Many Russian officials are likely to view this exercise as a direct challenge to Moscow, particularly because it comes on the heels of a decision by several CIS states not to continue to participate in the Commonwealth's defense agreement. Even more, officials in other countries in this region are certain to be following this exercise as a test of what may now be possible for them as well.
But precisely because so much is at stake not only for these countries but for others as well, several countries have moved some pieces on this chessboard as well. On Wednesday, Russia and Iran signed an agreement to cooperate in the exploitation of oil and gas resources in the region, a direct response to the new Azerbaijan-Georgia pipeline.

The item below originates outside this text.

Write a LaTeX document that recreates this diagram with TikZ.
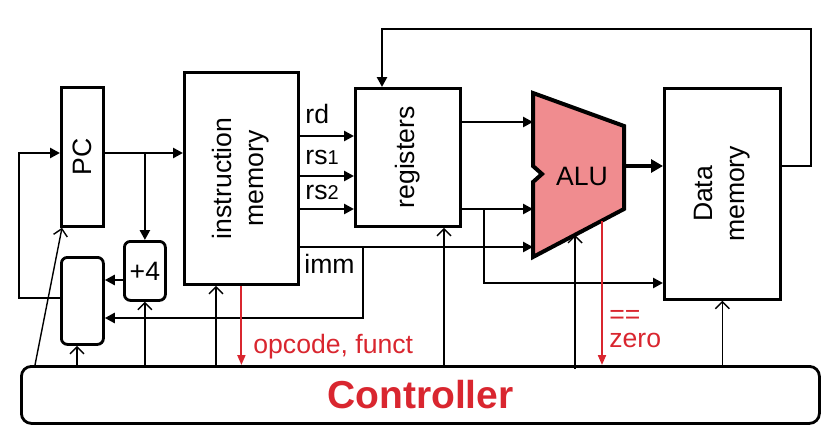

Russian oil minister Sergei Generalov and his Iranian opposite number Bijan Namdar Zanganeh initialed an accord that will expand the already large degree of cooperation between the two states from which many in the Caspian basin seek to become more independent. Whether this accord will give these two states more opportunities to counter the new east-west corridor in the southern Caucasus remains to be seen. But on Wednesday, Moscow took another step designed to defend or even expand its influence there.
General Anatoly Kornukov, the commander of the Russian Federation air force, visited Yerevan to mark Armenia's expanded participation in CIS air defense. While there, he announced that Moscow will send more fighter jets to its military bases in that Caucasus country.
Kornukov went out of his way to say that this new buildup was in no way a threat to Azerbaijan, with which Armenia has been locked in a dispute over the Nagorno-Karabakh region for more than a decade. But few in Baku or elsewhere are likely to see this latest Russian move as anything but precisely that.
Indeed, when Moscow recently deployed advanced S-300 missiles and MiG-29 fighters to Armenia, Azerbaijanis from President Heidar Aliyev down protested this move as inherently destabilizing. They are almost certain to raise their voices again now that Moscow has introduced still more weaponry into Armenia, with which the Russian Federation maintains close ties.
Such moves and countermoves serve as a reminder not only of how complicated this region remains and how much is at stake for how many people but also of how difficult it is for any of the participants in this geopolitical game to make a move to which the other side cannot quickly respond. And that in turn suggests that neither side is likely to be able to move its geopolitical chess pieces into an endgame anytime soon.